Bigot on Tuesday conducted a virtual tour of the site. He also spoke at the ceremony alongside government representatives of other participating countries, including Rosatom General Director Alexey Likhachev, who read an address prepared by Russian President Vladimir Putin and shared with POWER. “ITER, which is the largest international scientific and technical project in history, is a vivid example of efficient and mutually beneficial multilateral cooperation,” said Likhachev, who directs the Russian state-owned nuclear company’s activities. “As you know, Russia is one of the founding countries of this initiative that aims at making a significant contribution to ensuring energy security of mankind and plays an active role in its implementation. The ITER project is based on the concept of the tokamak facility invented and developed in our country.”

The assembly and installation stage of a tokamak reactor is a considered a monumental event for the global scientific community. The ITER project is the world’s largest magnetic confinement plasma physics experiment. It is intended to reproduce the thermonuclear power of the sun on Earth for energy purposes. The ITER has been touted as a way to provide a reliable and efficient source of energy, potentially for millions of years. The reactor operates on the principle of nuclear fusion and requires seawater and lithium as raw materials for its fuel.

“Practical fusion energy will be one of the greatest achievements in human history, and ITER is a critical step on the road to get there,” said Tony Taylor, General Atomics (GA) vice president of magnetic fusion energy, in an email to POWER. “We are proud to be a part of this historic endeavor.”

2. Workers at General Atomics in San Diego begin the process of winding the superconducting modules that will form the central solenoid of the ITER fusion reactor. Source: POWER/Tom Overton

GA is contributing to the ITER project in several ways, including with its research at the DIII-D National Fusion Facility in San Diego, California. GA operates that site as a national user facility for the U.S. Department of Energy’s Office of Science. DII-D is the largest magnetic fusion research facility in the U.S., and has been part of many scientific discoveries that informed the design and operation of ITER.

Central Solenoid a U.S. Contribution

GA also is fabricating the ITER Central Solenoid (Figure 2) at its Magnet Technologies Center in Poway, California. The 59-foot-tall Central Solenoid when completed will be the largest pulsed superconducting magnet ever built, operating at temperatures of 4K (Kelvin)—near absolute zero, or about minus 270C—and driving 15 million amperes of current into the ITER tokamak to heat and stabilize the plasma.
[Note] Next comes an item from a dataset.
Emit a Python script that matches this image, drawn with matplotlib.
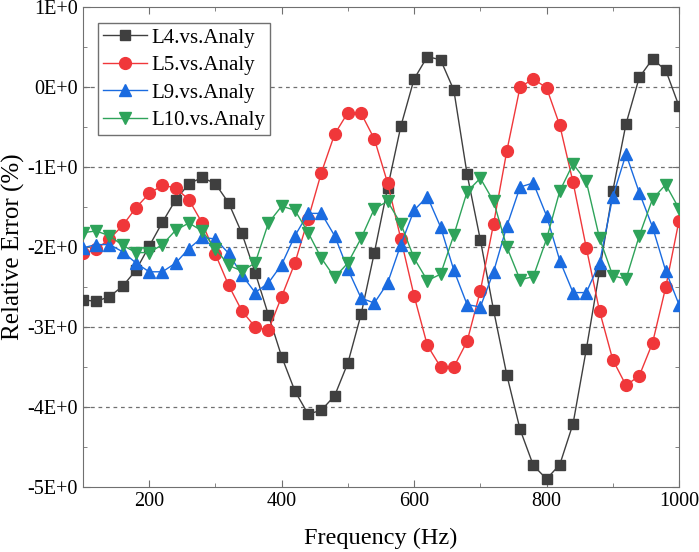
import numpy as np
import matplotlib
matplotlib.use('Agg')
import matplotlib.pyplot as plt
from matplotlib.ticker import MultipleLocator

plt.rcParams['font.family'] = ['Liberation Serif', 'DejaVu Serif']
plt.rcParams['mathtext.fontset'] = 'stix'

freq = np.arange(100, 1001, 20)

l4 = [-2.66, -2.68, -2.62, -2.49, -2.29, -1.99, -1.69, -1.41, -1.21, -1.13,
      -1.21, -1.45, -1.83, -2.32, -2.85, -3.37, -3.80, -4.09, -4.04, -3.86,
      -3.45, -2.84, -2.07, -1.26, -0.49, 0.10, 0.38, 0.34, -0.04, -1.09,
      -1.91, -2.79, -3.60, -4.28, -4.73, -4.90, -4.72, -4.21, -3.28, -2.30,
      -1.30, -0.46, 0.12, 0.35, 0.21, -0.24]
l5 = [-2.08, -2.03, -1.90, -1.73, -1.51, -1.33, -1.23, -1.26, -1.41, -1.70,
      -2.09, -2.48, -2.80, -3.00, -3.04, -2.62, -2.20, -1.65, -1.07, -0.59,
      -0.32, -0.33, -0.65, -1.20, -1.90, -2.61, -3.23, -3.50, -3.50, -3.18,
      -2.55, -1.71, -0.80, 0.00, 0.10, -0.01, -0.48, -1.19, -2.01, -2.80,
      -3.41, -3.73, -3.61, -3.20, -2.50, -1.67]
l9 = [-2.01, -1.97, -1.97, -2.06, -2.20, -2.31, -2.31, -2.20, -2.02, -1.88,
      -1.90, -2.08, -2.35, -2.57, -2.45, -2.22, -1.86, -1.58, -1.58, -1.86,
      -2.28, -2.64, -2.70, -2.45, -1.97, -1.54, -1.37, -1.75, -2.29, -2.72,
      -2.75, -2.31, -1.74, -1.25, -1.20, -1.61, -2.17, -2.57, -2.57, -2.20,
      -1.37, -0.84, -1.32, -1.75, -2.30, -2.72]
l10 = [-1.82, -1.80, -1.86, -1.98, -2.07, -2.07, -1.97, -1.79, -1.70, -1.80,
       -2.02, -2.23, -2.30, -2.20, -1.70, -1.49, -1.54, -1.82, -2.14, -2.38,
       -2.20, -1.89, -1.52, -1.43, -1.71, -2.14, -2.42, -2.34, -1.85, -1.31,
       -1.14, -1.43, -2.00, -2.41, -2.37, -1.90, -1.30, -0.96, -1.18, -1.89,
       -2.36, -2.40, -1.86, -1.40, -1.22, -1.52]

series = [
    (l4, 'L4.vs.Analy', '#3f3f3f', 's', 7.5),
    (l5, 'L5.vs.Analy', '#f0373a', 'o', 8.5),
    (l9, 'L9.vs.Analy', '#1a6be0', '^', 9),
    (l10, 'L10.vs.Analy', '#2ea35a', 'v', 9),
]

fig = plt.figure(figsize=(6.99, 5.52), dpi=100)
ax = fig.add_axes([0.1187, 0.1178, 0.9714 - 0.1187, 0.9873 - 0.1178])

for yv in [0, -1, -2, -3, -4]:
    ax.axhline(yv, color='#707070', ls=(0, (3, 3)), lw=0.9, zorder=1)

for vals, name, col, mk, ms in series:
    ax.plot(freq, vals, color=col, lw=1.0, marker=mk, ms=ms, label=name, zorder=3)

ax.set_xlim(100, 1000)
ax.set_ylim(-5, 1)
ax.xaxis.set_major_locator(MultipleLocator(200))
ax.xaxis.set_minor_locator(MultipleLocator(100))
ax.yaxis.set_major_locator(MultipleLocator(1))
ax.yaxis.set_minor_locator(MultipleLocator(0.5))
ax.set_yticks([1, 0, -1, -2, -3, -4, -5])
ax.set_yticklabels(['1E+0', '0E+0', '-1E+0', '-2E+0', '-3E+0', '-4E+0', '-5E+0'])
ax.tick_params(which='both', direction='in', top=True, right=True,
               color='#707070', labelsize=14.5)
ax.tick_params(which='major', length=5)
ax.tick_params(which='minor', length=3)
for sp in ax.spines.values():
    sp.set_color('#707070')

ax.set_xlabel('Frequency (Hz)', fontsize=17.5, labelpad=12)
ax.set_ylabel('Relative Error (%)', fontsize=18, labelpad=2)

leg = ax.legend(loc='upper left', bbox_to_anchor=(0.025, 0.967), borderaxespad=0,
                fontsize=15, fancybox=False, edgecolor='#707070', framealpha=1,
                handlelength=2.1, borderpad=0.25, labelspacing=0.38,
                handletextpad=0.2)
leg.get_frame().set_linewidth(1.0)

fig.savefig('out.png', dpi=100)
GA also is constructing several ITER technical systems, including diagnostic devices, and doing theoretical physics research to support the project.

Components for ITER have been produced by its supporting countries, in part as a way to contribute in kind to the project. Components, such as those from GA, are being manufactured in national laboratories and factories, then shipped to France for final assembly.

Rosatom’s Likhachev said that the start of assembly is a major event for the entire fusion community and for all of science. “It is important to note that despite the restrictions caused by the coronavirus epidemic the assembly and installation works start as scheduled,” he said. “The main task for all of us now is to ensure timely completion of the installation and assembly and to obtain the first plasma by the end of 2025. This will allow us to demonstrate in practice the concerted action on the part of all the project participants and the resultant effectiveness of our international cooperation.”